Прямо перед тем как возглавить свою кавалькаду, направлявшуюся по замерзшему морю в сторону ожидавшего ее Барьера, Скотт подошел к Грану, которого с общего согласия не взяли на юг, чтобы избавить от необходимости конкурировать с соотечественниками, и сказал: «Вы юны, у вас вся жизнь впереди. Берегите себя. Удачи, мой мальчик».
Такими были его напутственные слова. Для впечатлительного норвежца они прозвучали как последние слова человека, обреченного на смерть.
К этому моменту Амундсен опережал их на 200 миль.
Пять дней спустя, сразу после Конер-Кэмпа, партия наткнулась на брошенные неисправные мотосани – и одни, и вторые были безнадежно сломаны. «Мечта о том, что машины нам сильно помогут, мертва!» – написал Скотт. Оригинальную идею погубило плохое исполнение.

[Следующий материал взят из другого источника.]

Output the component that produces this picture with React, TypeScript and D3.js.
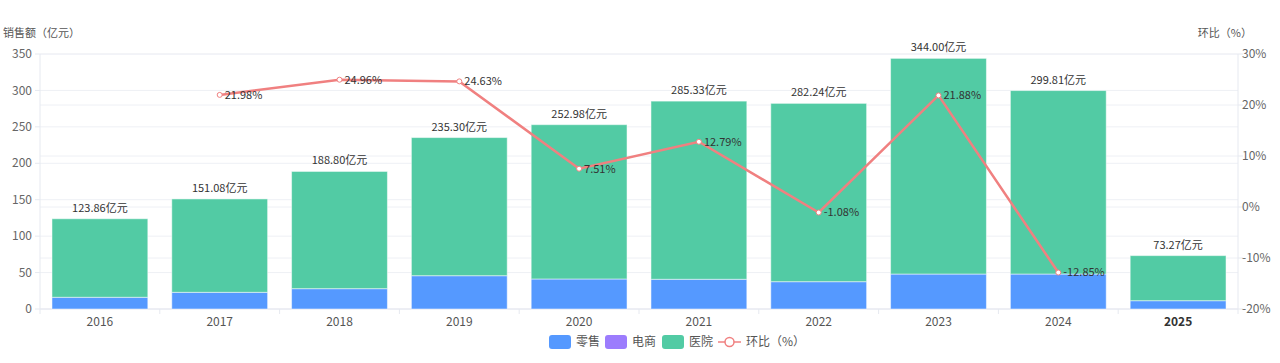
import React from "react";
import * as d3 from "d3";

// chart data
const years = ["2016", "2017", "2018", "2019", "2020", "2021", "2022", "2023", "2024", "2025"];
const totals = [123.86, 151.08, 188.8, 235.3, 252.98, 285.33, 282.24, 344.0, 299.81, 73.27];
const retail = [16.1, 22.9, 27.9, 45.7, 41.2, 40.8, 37.5, 48.0, 48.0, 11.4];
const ecommerce = [0, 0, 0, 0, 0, 0, 0, 0, 0, 0];
const hospital = totals.map((t, i) => +(t - retail[i] - ecommerce[i]).toFixed(2));
const growth: (number | null)[] = [null, 21.98, 24.96, 24.63, 7.51, 12.79, -1.08, 21.88, -12.85, null];
const leftTicks = [0, 50, 100, 150, 200, 250, 300, 350];
const rightTicks = [-20, -10, 0, 10, 20, 30];

const W = 1280;
const H = 363;
const m = { left: 40, right: 42, top: 54, bottom: 54 };
const FONT = "'Noto Sans CJK SC', 'Noto Sans', sans-serif";
const C_RETAIL = "#5599ff";
const C_EC = "#9c7cfd";
const C_HOS = "#52cba4";
const C_LINE = "#f08080";

export default function App() {
  const x = d3.scaleBand().domain(years).range([m.left, W - m.right]).paddingInner(0.2).paddingOuter(0.1);
  const band = d3.scaleBand().domain(years).range([m.left, W - m.right]);
  const y = d3.scaleLinear().domain([0, 350]).range([H - m.bottom, m.top]);
  const y2 = d3.scaleLinear().domain([-20, 30]).range([H - m.bottom, m.top]);

  const stack = d3
    .stack<number>()
    .keys(["retail", "ecommerce", "hospital"])
    .value((i, k) => (k === "retail" ? retail[i] : k === "ecommerce" ? ecommerce[i] : hospital[i]))(
    years.map((_, i) => i)
  );
  const colors = [C_RETAIL, C_EC, C_HOS];

  const pts = years
    .map((yr, i) => ({ yr, v: growth[i] }))
    .filter((d) => d.v !== null) as { yr: string; v: number }[];
  const cx = (yr: string) => (band(yr) as number) + band.bandwidth() / 2;
  const line = d3
    .line<{ yr: string; v: number }>()
    .x((d) => cx(d.yr))
    .y((d) => y2(d.v));

  const bottom = H - m.bottom;

  return (
    <svg width={W} height={H} style={{ position: "absolute", left: 0, top: 0 }} fontFamily={FONT} fontSize={12}>
      <rect width={W} height={H} fill="#fff" />
      {/* grid lines */}
      {leftTicks.map((t) => (
        <line key={"g" + t} x1={m.left} x2={W - m.right} y1={y(t)} y2={y(t)} stroke="#eef0f5" />
      ))}
      {rightTicks.map((t) => (
        <line key={"g2" + t} x1={m.left} x2={W - m.right} y1={y2(t)} y2={y2(t)} stroke="#eef0f5" />
      ))}
      {/* axes */}
      <line x1={m.left} x2={m.left} y1={m.top} y2={bottom} stroke="#e6e9f0" />
      <line x1={W - m.right} x2={W - m.right} y1={m.top} y2={bottom} stroke="#e6e9f0" />
      <line x1={m.left} x2={W - m.right} y1={bottom} y2={bottom} stroke="#e6e9f0" />
      {leftTicks.map((t) => (
        <g key={"l" + t}>
          <line x1={m.left - 5} x2={m.left} y1={y(t)} y2={y(t)} stroke="#e6e9f0" />
          <text x={m.left - 8} y={y(t)} dy="0.35em" textAnchor="end" fill="#666">
            {t}
          </text>
        </g>
      ))}
      {rightTicks.map((t) => (
        <g key={"r" + t}>
          <line x1={W - m.right} x2={W - m.right + 5} y1={y2(t)} y2={y2(t)} stroke="#e6e9f0" />
          <text x={W - m.right + 4} y={y2(t)} dy="0.35em" textAnchor="start" fill="#666">
            {t}%
          </text>
        </g>
      ))}
      {years.map((yr, i) => (
        <g key={"x" + yr}>
          <line
            x1={band(yr) as number}
            x2={band(yr) as number}
            y1={bottom}
            y2={bottom + 5}
            stroke="#e6e9f0"
          />
          <text
            x={cx(yr)}
            y={bottom + 17}
            textAnchor="middle"
            fill={i === years.length - 1 ? "#333" : "#555"}
            fontWeight={i === years.length - 1 ? "bold" : "normal"}
          >
            {yr}
          </text>
        </g>
      ))}
      <line x1={W - m.right} x2={W - m.right} y1={bottom} y2={bottom + 5} stroke="#e6e9f0" />
      <text x={3} y={37} fill="#555" fontSize={11}>
        销售额（亿元）
      </text>
      <text x={1252} y={37} fill="#555" fontSize={11} textAnchor="end">
        环比（%）
      </text>
      {/* bars */}
      {stack.map((s, si) =>
        s.map((d, i) =>
          d[1] - d[0] > 0 ? (
            <rect
              key={si + "-" + i}
              x={x(years[i])}
              width={x.bandwidth()}
              y={y(d[1])}
              height={y(d[0]) - y(d[1])}
              fill={colors[si]}
              stroke="#ffffff"
              strokeOpacity={0.5}
              strokeWidth={1}
            />
          ) : null
        )
      )}
      {totals.map((t, i) => (
        <text key={"t" + i} x={cx(years[i])} y={y(t) - 7} textAnchor="middle" fill="#333" fontSize={11}>
          {t.toFixed(2)}亿元
        </text>
      ))}
      {/* growth line */}
      <path d={line(pts) || ""} fill="none" stroke={C_LINE} strokeWidth={2.5} />
      {pts.map((d) => (
        <g key={"p" + d.yr}>
          <circle cx={cx(d.yr)} cy={y2(d.v)} r={2.5} fill="#fff" stroke={C_LINE} strokeWidth={1} />
          <text x={cx(d.yr) + 5} y={y2(d.v)} dy="0.35em" fill="#333" fontSize={11}>
            {d.v.toFixed(2)}%
          </text>
        </g>
      ))}
      {/* legend */}
      <g fontSize={12} fill="#555">
        <rect x={549} y={335} width={22} height={14} rx={3} fill={C_RETAIL} />
        <text x={576} y={342} dy="0.35em">零售</text>
        <rect x={605} y={335} width={22} height={14} rx={3} fill={C_EC} />
        <text x={632} y={342} dy="0.35em">电商</text>
        <rect x={662} y={335} width={22} height={14} rx={3} fill={C_HOS} />
        <text x={689} y={342} dy="0.35em">医院</text>
        <line x1={718} x2={741} y1={342} y2={342} stroke={C_LINE} strokeWidth={1.5} />
        <circle cx={729.5} cy={342} r={4.5} fill="#fff" stroke={C_LINE} strokeWidth={1.5} />
        <text x={746} y={342} dy="0.35em">环比（%）</text>
      </g>
    </svg>
  );
}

Потратив тысячи фунтов стерлингов на эти сани, они не взяли с собой ни инструментов, ни достаточного количества запасных частей, и потому механикам приходилось экспериментировать с кустарными приспособлениями. Как сложилась бы судьба экспедиции, окажись в ее составе Скелтон, один из изобретателей мотосаней? Такова цена, которую пришлось заплатить за предательство старого товарища… Одни мотосани к тому времени уже перевезли полторы тонны на расстояние в пятьдесят миль, и, будь британцы предусмотрительнее, они могли бы пройти еще пятьдесят или даже сто миль. Учитывая то, чем закончилась экспедиция, это не так уж и мало.
Безнадежно занесенные снегом, брошенные мотосани стояли как памятник великому прорыву Скотта к современным технологиям (на счету Амундсена – дизельный двигатель «Фрама»). Проблема заключалась в том, что даже после экспедиции «Дискавери» Скотт так и не смог понять специфику выживания в полярных условиях.
Наглядным примером тому стали бедные пони. Совершенно неприспособленные к погодным условиям, они боролись с метелью на расстоянии две тысячи миль от ближайшего места, где растет их пища, – живое свидетельство неспособности Скотта осознать последствия холода, штормовых ветров и непредсказуемой поверхности Антарктики. Возможно, ему не хватало знаний, навыков или даже ума, чтобы успешно использовать технические средства.
Как минимум в течение четырех лет он знал, что вернется в Антарктику. Можно было съездить в Норвегию или в Альпы, научиться кататься на лыжах и водить собачью упряжку, изучить двигатель внутреннего сгорания (в конце концов, он же был специалистом по торпедам) и даже овладеть азами альпинизма. Он не сделал ничего.
Его некомпетентность проявилась и в большинстве элементов снаряжения. Скотт ничему не учился, оставаясь приверженцем привычных вещей. Он по-прежнему не признавал ни мехов, ни анораков, используя такое же неэффективное обмундирование с отдельными капюшонами, от которого так настрадалась в свое время экспедиция «Дискавери». Его палатки без пришитого пола набрасывались на несуразный каркас и напоминали индейский вигвам, их было трудно устанавливать в штормовой ветер. А что касается способов передвижения, то Скотт не доверял ни пони, ни лыжам, ни собакам, ни мотосаням, по-настоящему веруя только в человеческие усилия.